On a peninsula where softball is one of the strongest prep sports around, the region's only college may cut its own program.
Peninsula College officials announced last week the school may eliminate its softball squad and is considering adding a women's soccer team instead.
That's the word from athletic director Rick Ross, who along with other college officials is looking at what programs they want to keep, what they want to cut back on and what they want to change
"We started the budget process and planning (for 2010-2011) - that's what prompted this," Ross said. "We see what's working well, what's not."
What isn't working well, Ross said, is turnout for the college softball program. Despite strong seasons in 2005 (20 wins), 2006 (18 wins) and 2007 (27 wins), the Pirates are just 12-64 in the past two seasons.
Low turnout for the team and a dearth of out-of-town recruits indicate the sport isn't growing the way college officials had hoped.
"The average number (of players on the roster) is 11 for last nine years," Ross said. "You can't be successful with those kind of numbers. In the course of nine years, we haven't been consistently competitive."
College officials sent out notices to P.C. softball coaches and players earlier this month.
"I felt like I got thrown under the bus," said Peninsula coach Jim Cheney.
Cheney was Pirate coach from 2004-2006 before leaving the position to watch his daughter play college ball. He returned to lead the program in 2009. Peninsula went 5-28 last season with a young staff.
Cheney said current Pirate players are shocked by the possibility
that the team might not exist in 2011.
"They're devastated," he said. "We have to put it behind us. But it's hard to do."
Soccer team add-on?
Ross said the college is considering replacing the softball team with a soccer squad. The move is advantageous for the college in a couple of ways.
One, it keeps the number of collegiate athletic opportunities for female students even with those for male students as per federal guidelines (Title IX).
Two, a Peninsula women's soccer team can ride along with their male counterparts and play doubleheaders against other NWAACC schools.
In the NWAACC, 18 schools have both men's and women's soccer teams. Three (Green River, Lane and Yakima Valley) have only women's teams, while four (Peninsula, Pierce, Southwest Oregon and South Puget Sound) have only men's teams.
"It's possible that if we switched from softball to women's soccer, we could run that sport more efficiently," Ross said.
"Equipment-wise, soccer is less expensive," he said, noting the college already pays for soccer game prep costs for the men's team.
Softball requires field grooming and prepping, chalk, sand and paint plus other game-use equipment.
There's also a chance, Ross said, that Peninsula could see more interest in soccer than in softball. While the school offers and sees strong interest in both basketball teams, the Pirate men's soccer squad boasts 25-30 players per season while the softball team sees just 12-15 at a time.
"Right now we offer same opportunities, but the students aren't responding to the same level," Ross said.

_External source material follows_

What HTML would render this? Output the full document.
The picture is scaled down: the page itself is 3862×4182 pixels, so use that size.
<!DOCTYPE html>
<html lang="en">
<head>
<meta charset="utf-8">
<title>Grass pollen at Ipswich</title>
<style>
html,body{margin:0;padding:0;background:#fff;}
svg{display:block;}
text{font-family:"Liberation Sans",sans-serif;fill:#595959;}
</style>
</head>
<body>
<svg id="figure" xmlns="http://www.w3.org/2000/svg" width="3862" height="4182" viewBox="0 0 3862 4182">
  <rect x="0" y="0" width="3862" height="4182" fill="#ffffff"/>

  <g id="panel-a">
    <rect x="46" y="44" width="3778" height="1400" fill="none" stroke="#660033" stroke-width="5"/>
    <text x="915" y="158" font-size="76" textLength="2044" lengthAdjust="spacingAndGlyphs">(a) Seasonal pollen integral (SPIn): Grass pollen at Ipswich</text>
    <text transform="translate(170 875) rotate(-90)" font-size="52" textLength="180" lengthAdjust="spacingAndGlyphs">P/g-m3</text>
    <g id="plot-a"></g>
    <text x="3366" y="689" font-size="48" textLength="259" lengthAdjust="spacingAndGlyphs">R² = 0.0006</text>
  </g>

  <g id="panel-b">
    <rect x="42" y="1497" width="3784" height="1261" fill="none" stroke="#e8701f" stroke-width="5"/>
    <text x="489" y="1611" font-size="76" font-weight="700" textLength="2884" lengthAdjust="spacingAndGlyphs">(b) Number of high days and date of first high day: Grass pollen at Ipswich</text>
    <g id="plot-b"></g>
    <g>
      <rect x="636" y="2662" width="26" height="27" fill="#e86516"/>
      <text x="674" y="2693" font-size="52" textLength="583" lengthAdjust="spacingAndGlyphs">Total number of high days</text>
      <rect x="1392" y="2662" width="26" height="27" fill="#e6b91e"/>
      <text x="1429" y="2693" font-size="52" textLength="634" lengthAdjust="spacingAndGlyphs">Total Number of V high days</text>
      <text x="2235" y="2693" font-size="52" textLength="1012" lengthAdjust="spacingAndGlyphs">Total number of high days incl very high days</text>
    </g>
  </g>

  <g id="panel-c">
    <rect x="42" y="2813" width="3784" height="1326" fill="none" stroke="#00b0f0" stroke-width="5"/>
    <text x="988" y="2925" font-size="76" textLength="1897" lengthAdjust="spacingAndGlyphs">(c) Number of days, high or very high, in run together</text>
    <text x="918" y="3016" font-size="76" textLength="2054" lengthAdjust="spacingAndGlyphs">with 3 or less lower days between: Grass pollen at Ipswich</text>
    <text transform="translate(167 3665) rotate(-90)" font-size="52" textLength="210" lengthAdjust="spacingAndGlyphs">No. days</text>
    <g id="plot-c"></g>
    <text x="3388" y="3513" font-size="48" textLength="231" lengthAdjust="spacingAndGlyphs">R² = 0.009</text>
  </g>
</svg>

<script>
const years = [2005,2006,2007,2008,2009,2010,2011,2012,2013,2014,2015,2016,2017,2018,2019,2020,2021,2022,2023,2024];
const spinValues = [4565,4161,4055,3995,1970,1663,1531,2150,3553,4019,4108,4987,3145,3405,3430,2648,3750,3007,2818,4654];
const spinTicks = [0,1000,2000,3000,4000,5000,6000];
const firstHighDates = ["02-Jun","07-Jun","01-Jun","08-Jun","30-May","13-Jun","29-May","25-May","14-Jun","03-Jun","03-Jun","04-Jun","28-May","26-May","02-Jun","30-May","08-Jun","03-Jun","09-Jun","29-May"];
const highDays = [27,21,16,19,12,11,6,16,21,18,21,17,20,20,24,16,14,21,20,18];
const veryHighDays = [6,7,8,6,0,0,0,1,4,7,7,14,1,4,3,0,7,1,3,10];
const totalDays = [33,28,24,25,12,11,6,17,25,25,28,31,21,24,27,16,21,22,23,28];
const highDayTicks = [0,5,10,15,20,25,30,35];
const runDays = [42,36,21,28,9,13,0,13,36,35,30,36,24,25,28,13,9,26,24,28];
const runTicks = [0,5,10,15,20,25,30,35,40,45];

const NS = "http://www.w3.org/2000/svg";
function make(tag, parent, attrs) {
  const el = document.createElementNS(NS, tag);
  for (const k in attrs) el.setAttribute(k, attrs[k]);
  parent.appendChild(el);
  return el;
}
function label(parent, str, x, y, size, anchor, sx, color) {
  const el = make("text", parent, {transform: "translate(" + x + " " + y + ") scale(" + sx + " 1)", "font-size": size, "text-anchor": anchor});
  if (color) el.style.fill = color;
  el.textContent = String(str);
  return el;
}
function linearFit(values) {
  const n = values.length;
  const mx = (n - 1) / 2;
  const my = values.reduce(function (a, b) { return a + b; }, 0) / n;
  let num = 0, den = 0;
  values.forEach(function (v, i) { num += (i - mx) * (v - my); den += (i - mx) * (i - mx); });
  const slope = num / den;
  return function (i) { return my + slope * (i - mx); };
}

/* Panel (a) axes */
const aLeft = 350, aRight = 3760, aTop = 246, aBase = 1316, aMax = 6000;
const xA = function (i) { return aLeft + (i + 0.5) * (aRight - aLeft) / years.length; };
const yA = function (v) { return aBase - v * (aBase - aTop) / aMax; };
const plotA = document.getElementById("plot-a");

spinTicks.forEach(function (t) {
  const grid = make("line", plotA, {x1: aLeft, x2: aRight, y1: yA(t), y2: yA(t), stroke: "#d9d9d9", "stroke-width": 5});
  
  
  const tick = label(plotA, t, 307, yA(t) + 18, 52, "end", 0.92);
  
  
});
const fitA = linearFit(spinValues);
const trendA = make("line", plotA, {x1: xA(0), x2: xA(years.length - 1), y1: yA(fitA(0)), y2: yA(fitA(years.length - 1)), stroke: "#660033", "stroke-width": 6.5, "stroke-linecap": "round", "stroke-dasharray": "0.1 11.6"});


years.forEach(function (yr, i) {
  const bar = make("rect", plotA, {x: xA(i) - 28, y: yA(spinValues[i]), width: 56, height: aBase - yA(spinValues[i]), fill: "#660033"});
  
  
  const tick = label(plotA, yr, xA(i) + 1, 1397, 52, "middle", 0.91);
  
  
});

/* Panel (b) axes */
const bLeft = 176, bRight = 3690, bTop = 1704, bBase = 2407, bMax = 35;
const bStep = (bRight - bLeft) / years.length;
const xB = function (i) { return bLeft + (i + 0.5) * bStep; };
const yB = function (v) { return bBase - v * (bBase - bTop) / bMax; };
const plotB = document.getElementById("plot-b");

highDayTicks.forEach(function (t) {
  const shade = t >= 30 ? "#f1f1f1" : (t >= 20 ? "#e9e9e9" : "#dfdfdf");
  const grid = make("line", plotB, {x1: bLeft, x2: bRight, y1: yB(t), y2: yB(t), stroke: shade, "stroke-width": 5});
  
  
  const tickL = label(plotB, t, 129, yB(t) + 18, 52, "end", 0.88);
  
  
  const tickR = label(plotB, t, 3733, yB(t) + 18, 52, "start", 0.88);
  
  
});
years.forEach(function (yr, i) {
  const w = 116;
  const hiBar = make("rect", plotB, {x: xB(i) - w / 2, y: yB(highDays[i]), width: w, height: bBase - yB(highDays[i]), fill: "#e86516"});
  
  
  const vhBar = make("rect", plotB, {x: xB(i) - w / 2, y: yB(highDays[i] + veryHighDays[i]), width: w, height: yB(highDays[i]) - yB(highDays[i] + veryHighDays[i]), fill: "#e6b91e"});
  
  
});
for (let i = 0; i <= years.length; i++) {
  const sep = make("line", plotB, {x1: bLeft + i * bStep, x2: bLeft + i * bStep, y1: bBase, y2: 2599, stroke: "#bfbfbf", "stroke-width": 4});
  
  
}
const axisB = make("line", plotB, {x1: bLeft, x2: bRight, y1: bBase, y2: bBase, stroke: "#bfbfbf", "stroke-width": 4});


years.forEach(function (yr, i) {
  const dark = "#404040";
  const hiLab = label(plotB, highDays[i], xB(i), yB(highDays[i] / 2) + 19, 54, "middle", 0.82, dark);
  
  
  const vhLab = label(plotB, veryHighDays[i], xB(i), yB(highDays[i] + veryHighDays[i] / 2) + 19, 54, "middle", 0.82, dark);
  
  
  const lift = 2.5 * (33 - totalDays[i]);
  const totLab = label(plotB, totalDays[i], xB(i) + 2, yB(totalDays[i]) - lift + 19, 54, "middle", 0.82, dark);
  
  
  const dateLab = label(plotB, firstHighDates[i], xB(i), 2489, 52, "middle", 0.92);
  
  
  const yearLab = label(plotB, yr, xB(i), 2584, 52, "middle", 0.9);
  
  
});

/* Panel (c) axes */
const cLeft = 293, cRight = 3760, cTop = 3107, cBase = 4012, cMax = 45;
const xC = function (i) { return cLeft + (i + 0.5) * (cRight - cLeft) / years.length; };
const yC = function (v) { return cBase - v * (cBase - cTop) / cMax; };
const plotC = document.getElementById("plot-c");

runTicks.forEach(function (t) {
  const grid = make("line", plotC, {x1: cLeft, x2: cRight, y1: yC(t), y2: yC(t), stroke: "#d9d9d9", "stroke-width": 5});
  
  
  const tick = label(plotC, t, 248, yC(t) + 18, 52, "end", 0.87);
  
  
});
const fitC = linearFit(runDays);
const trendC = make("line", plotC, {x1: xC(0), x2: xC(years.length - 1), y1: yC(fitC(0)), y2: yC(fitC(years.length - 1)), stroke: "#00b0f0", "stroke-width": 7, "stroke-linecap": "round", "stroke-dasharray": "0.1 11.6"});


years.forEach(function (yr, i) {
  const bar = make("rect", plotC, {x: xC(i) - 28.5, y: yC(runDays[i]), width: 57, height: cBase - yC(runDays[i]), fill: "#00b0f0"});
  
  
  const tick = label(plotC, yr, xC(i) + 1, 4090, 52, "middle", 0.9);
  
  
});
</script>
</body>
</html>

The men's soccer squad also draws a number of out-of-area players. Last fall's men's soccer roster saw 24 of its 26 athletes from off the Olympic Peninsula, 13 of those out-of-state players.
Decision coming soon
Ross said the decision to keep or cut the program has to come before the school adopts its next budget, in May, but that the decision is likely to come much sooner.
"We're collecting data, getting feedback from parties involved," Ross said. "(We will) review all that and make a pretty informed decision. Jim (Cheney) has got to be recruiting for next year. If we're not doing softball next year, we've got to be recruiting for soccer. We can't wait for May."
Cheney said the program's precarious status already has affected the squad.
"We're falling way behind with recruiting," he said. "We've got recruits that want to come and visit and that's on hold."